The big bang was over, even in 1990, but stabilisation came in different forms and at different speeds. In Bulgaria, Hoffman found the Communists, with a change of name, back in power after free elections; in Romania, most people tell her that the 1989 revolution was a Communist power struggle, a way for the new president Ion Illiescu to ditch Ceausescu with credibility. In Prague, she meets disquiet that Western commerce is speeding into the post-Communist vacuum. But in Hungary, where private enterprise enjoyed two decades of passive acceptance by the pre-1989 regime, entrepreneurs are expanding their businesses, albeit with trepidation. Her eye becomes sharper the further she moves from Poland, perhaps because unfamiliarity makes it work harder, noting the little deals that could be made, even within strict ideological confines.

Her observations map a history of three periods of East European political control. Under the first, Stalinist period, opposition to the Communist Party meant prison terms, labour camps, even execution. Then there was a period of strict control, where any dissident activity included only a few people, who risked harassment at work or imprisonment for distributing samizdat material. Then there was a period of parallel structures, where official tolerance made it possible, although still difficult, for relatively large-scale printing operations to function, and for censored material to be distributed widely, if clandestinely. Poland and Hungary reached the third phase in the 1980s, Czechoslovakia had a brief taste in 1968, before the screws were turned by the Soviet invasion. In Romania after the 1970s, control narrowed down the permissible subjects of thought to a single word, Ceausescu, while Bulgarians had a surprising liberty of thought.
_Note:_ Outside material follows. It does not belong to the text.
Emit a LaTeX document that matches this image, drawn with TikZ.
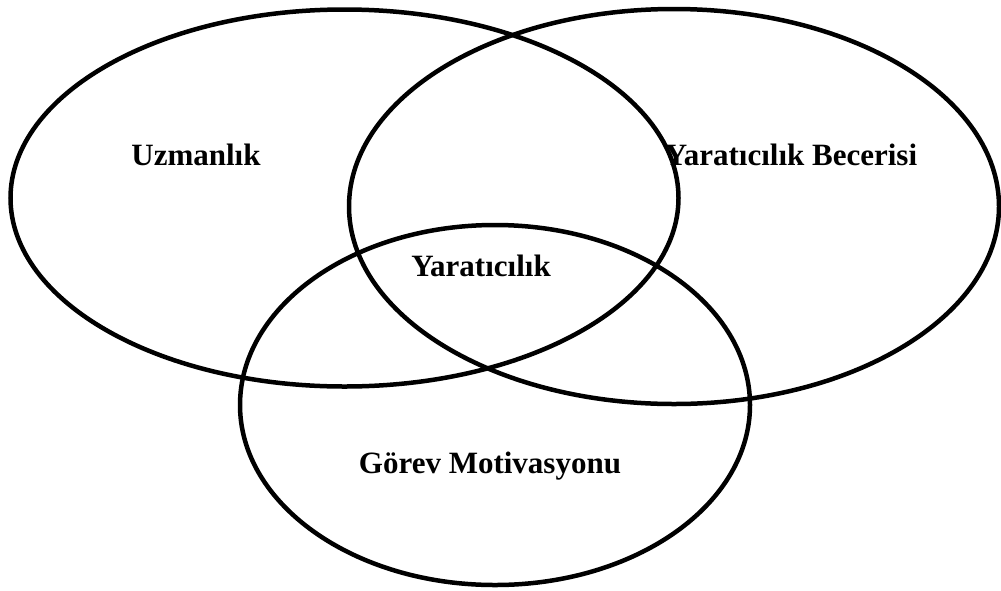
\documentclass[tikz,border=0pt]{standalone}
\usepackage{fontspec}
\setmainfont{Liberation Serif}
\usetikzlibrary{shapes.geometric}
\begin{document}
\begin{tikzpicture}[x=1pt, y=-1pt,
  ring/.style={draw=black, line width=4.5pt, ellipse, inner sep=0pt, outer sep=0pt},
  caption/.style={font=\fontsize{31}{37}\selectfont\bfseries, text=black, inner sep=0pt}]
  \useasboundingbox (0,0) rectangle (1001,590);
  % three overlapping circles of the componential model
  \node[ring, minimum width=668pt, minimum height=377pt] (uzm) at (344.5,198) {};
  \node[ring, minimum width=650pt, minimum height=395pt] (bec) at (674,206.5) {};
  \node[ring, minimum width=510pt, minimum height=360pt] (mot) at (495,405) {};
  % labels
  \node[caption] (luzm) at (196,155) {Uzmanlık};
  \node[caption] (lbec) at (791,155) {Yaratıcılık Becerisi};
  \node[caption] (lyar) at (481,266) {Yaratıcılık};
  \node[caption] (lmot) at (490,466) {Görev Motivasyonu};
\end{tikzpicture}
\end{document}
The travelogue proceeds through a series of random outings - to sites of national significance, such as Hungary's Lake Balaton or the Roman splendours of Plovdiv in Bulgaria - or simply to places where her contacts happen to be going. She observes the restorative tranquility of small village life and peasant rituals. She meets the winners, the losers, and the vindicated: Gyorgy Konrad, the Hungarian novelist; Paul Goma, a Romanian dissident; Konstantin Gebert, a Polish Jew, who under the pen-name Dawid Warszawski was a noted commentator in the Solidarity underground press; Anna Grusova, the daughter of the purged Czech politician Eduard Goldstucker. There are particularly interesting sketches in self-justification from a Polish censor, and a Hungarian who spent half his life at the Marxism-Leninism Institute.

Unfortunately, these conversations are waterlogged in a good deal of slush. Hoffman writes as an American coming to a region of substandard plumbing (endless drab rooms, delayed meals, crowded trains, inefficient and unhelpful clerks), and this threatens to turn her in to a whingeing outsider, undermining her emigre-insider persona. She is annoyingly erratic about giving the full names of the people she interviews, when it is surely no longer necessary to protect East European sources. And, as pure travel writing, hers has an unfortunate penchant for icy epiphanies: a swim in Lake Balaton becomes, improbably, 'a moment in which ambiguities, and almost wrongs and almost rights, dissolve evanescently into the sense of just right, just as it should be.'

However, no one can blame the author for her honest confusion in the face of so many years of restraint suddenly unleashed. Her second tour, in 1991, reveals few changes, but a great deal more uncertainty. If she were to return again, she would find the Communists back in power in Poland,

nationalists bellowing at the economic crashes in Slovakia, as well as Hungarian expanionist parties waiting in the wings in Budapest. As she herself concludes: 'utterly fluid'.